Back when this newsletter was called Unsanitized, I spent the first edition of 2021 lamenting the vaccine rollout, which at the time was plagued by a lack of presidential leadership, delayed funds to states, an over-reliance on hospitals busy fighting a pandemic, confusion over prioritization, and even reduced staff during the Christmas holiday. As of January 3, three weeks into the rollout, only 4.33 million doses had been distributed.
But in the past month, I have been far less concerned with the rollout, which has been among the best in the world. In the 49 days since January 3, the U.S. has delivered 58.8 million shots, with the seven-day average really moving in a straight line upward until Valentine’s Day, when that average topped out at 1.7 million shots per day. Early on, about 30 percent of vaccines shipped had been delivered; now the number is 84 percent. Only five countries on Earth have delivered a first dose to a higher percentage of the population than the U.S. (Israel, the Seychelles, the UAE, Bahrain, and the UK), and only one of them has a significant population.

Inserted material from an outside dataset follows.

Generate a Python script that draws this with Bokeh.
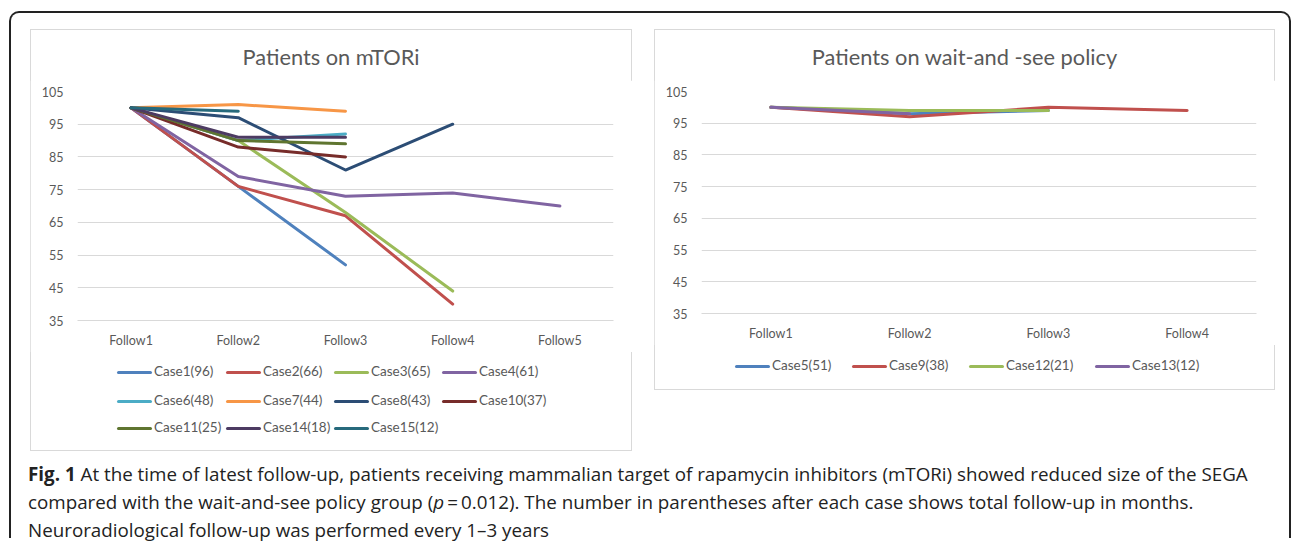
from bokeh.plotting import figure
from bokeh.models import FactorRange, Range1d, FixedTicker, Div
from bokeh.layouts import row, column
from bokeh.embed import file_html
from bokeh.resources import INLINE

# ---------------- data ----------------
left_title = "Patients on mTORi"
right_title = "Patients on wait-and -see policy"
left_cats = ["Follow1", "Follow2", "Follow3", "Follow4", "Follow5"]
right_cats = ["Follow1", "Follow2", "Follow3", "Follow4"]
y_ticks = [35, 45, 55, 65, 75, 85, 95, 105]

left_names = ["Case1(96)", "Case2(66)", "Case3(65)", "Case4(61)", "Case6(48)", "Case7(44)",
              "Case8(43)", "Case10(37)", "Case11(25)", "Case14(18)", "Case15(12)"]
case1 = [100, 76, 52]
case2 = [100, 76, 67, 40]
case3 = [100, 90, 68, 44]
case4 = [100, 79, 73, 74, 70]
case6 = [100, 90, 92]
case7 = [100, 101, 99]
case8 = [100, 97, 81, 95]
case10 = [100, 88, 85]
case11 = [100, 90, 89]
case14 = [100, 91, 91]
case15 = [100, 99]
left_values = [case1, case2, case3, case4, case6, case7, case8, case10, case11, case14, case15]
left_colors = ["#4F81BD", "#C0504D", "#9BBB59", "#8064A2", "#4BACC6", "#F79646",
               "#2C4D75", "#772C2A", "#5F7530", "#4D3B62", "#276A7C"]

right_names = ["Case5(51)", "Case9(38)", "Case12(21)", "Case13(12)"]
case5 = [100, 98, 99]
case9 = [100, 97, 100, 99]
case12 = [100, 99, 99]
case13 = [100, 98]
right_values = [case5, case9, case12, case13]
right_colors = ["#4F81BD", "#C0504D", "#9BBB59", "#8064A2"]

caption_lines = [
    "<b>Fig. 1</b> At the time of latest follow-up, patients receiving mammalian target of "
    "rapamycin inhibitors (mTORi) showed reduced size of the SEGA",
    "compared with the wait-and-see policy group (<i>p</i>&#8201;=&#8201;0.012). The number in "
    "parentheses after each case shows total follow-up in months.",
    "Neuroradiological follow-up was performed every 1–3 years",
]

FONT = "Lato"
TXT = "#595959"
GRID = "#D9D9D9"

# common plot borders (identical for both panels so row alignment is neutral)
BL, BR, BT, BB = 47, 19, 11, 32


def make_plot(cats, names, values, colors, W, frame_h):
    p = figure(x_range=FactorRange(*cats), y_range=Range1d(35, 105),
               width=W, height=BT + frame_h + BB, output_backend="svg", toolbar_location=None,
               min_border_left=BL, min_border_right=BR, min_border_top=BT, min_border_bottom=BB,
               margin=0)
    p.outline_line_color = None
    p.background_fill_color = "white"
    p.border_fill_color = "white"
    p.xgrid.grid_line_color = None
    p.ygrid.grid_line_color = GRID
    p.ygrid.ticker = FixedTicker(ticks=y_ticks)
    p.yaxis.ticker = FixedTicker(ticks=y_ticks)
    for ax in (p.xaxis[0], p.yaxis[0]):
        ax.major_tick_line_color = None
        ax.minor_tick_line_color = None
        ax.major_tick_out = 0
        ax.major_tick_in = 0
        ax.major_label_text_font = FONT
        ax.major_label_text_font_size = "12.5px"
        ax.major_label_text_color = TXT
    p.yaxis.axis_line_color = None
    p.yaxis.major_label_standoff = 14
    p.xaxis.axis_line_color = GRID
    p.xaxis.major_label_standoff = 12
    for vals, col in zip(values, colors):
        p.line(x=cats[:len(vals)], y=vals, line_color=col, line_width=3,
               line_join="round", line_cap="round")
    return p


def title_div(text, W):
    html = (f'<div style="width:{W}px;text-align:center;padding-top:16px;line-height:24px;'
            f'font-family:{FONT};font-size:21.8px;color:{TXT};white-space:nowrap">{text}</div>')
    return Div(text=html, width=W, height=51, margin=0)


def legend_div(names, colors, xs, ys, W, H):
    parts = []
    for i, (n, c) in enumerate(zip(names, colors)):
        x = xs[i % len(xs)]
        y = ys[i // len(xs)]
        parts.append(
            f'<div style="position:absolute;left:{x}px;top:{y - 12}px;height:24px;display:flex;'
            f'align-items:center;white-space:nowrap">'
            f'<span style="display:inline-block;width:35px;height:3px;background:{c};'
            f'margin-right:2px;border-radius:1.5px"></span><span>{n}</span></div>')
    html = (f'<div style="position:relative;width:{W}px;height:{H}px;font-family:{FONT};'
            f'font-size:13.5px;color:{TXT}">' + "".join(parts) + '</div>')
    return Div(text=html, width=W, height=H, margin=0)


p1 = make_plot(left_cats, left_names, left_values, left_colors, 602, 229)
p2 = make_plot(right_cats, right_names, right_values, right_colors, 621, 222)

left_panel = column(title_div(left_title, 602), p1,
                    legend_div(left_names, left_colors, [87, 196, 304, 412], [20, 49, 76], 602, 99),
                    spacing=0, margin=(16, 0, 0, 19),
                    styles={"outline": "1px solid #D9D9D9", "outline-offset": "-1px"})
right_panel = column(title_div(right_title, 621), p2,
                     legend_div(right_names, right_colors, [81, 198, 315, 441], [21], 621, 45),
                     spacing=0, margin=(16, 14, 0, 22),
                     styles={"outline": "1px solid #D9D9D9", "outline-offset": "-1px"})

cap = Div(text="<br>".join(caption_lines), width=1250, height=78, margin=(9, 0, 0, 17),
          styles={"font-family": "Open Sans", "font-size": "18.8px", "line-height": "28px",
                  "color": "#222222", "overflow": "visible", "white-space": "nowrap"})

root = column(row(left_panel, right_panel, spacing=0), cap, spacing=0, margin=(11, 0, 0, 9),
              styles={"border": "2px solid #222222", "border-bottom": "none",
                      "border-radius": "10px 10px 0 0"})

open("out.html", "w").write(file_html(root, INLINE))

Only the icy weather in much of the country stopped the momentum, due to a combination of people socked in their houses and unwilling to go get the vaccine, and a delay in shipping roughly 6 million doses. Those shipments should be made up this week, and we will get a test as to how much capacity has been built when states are more flush with vaccine supply, since they’ll have leftovers from last week and the current week’s shipment.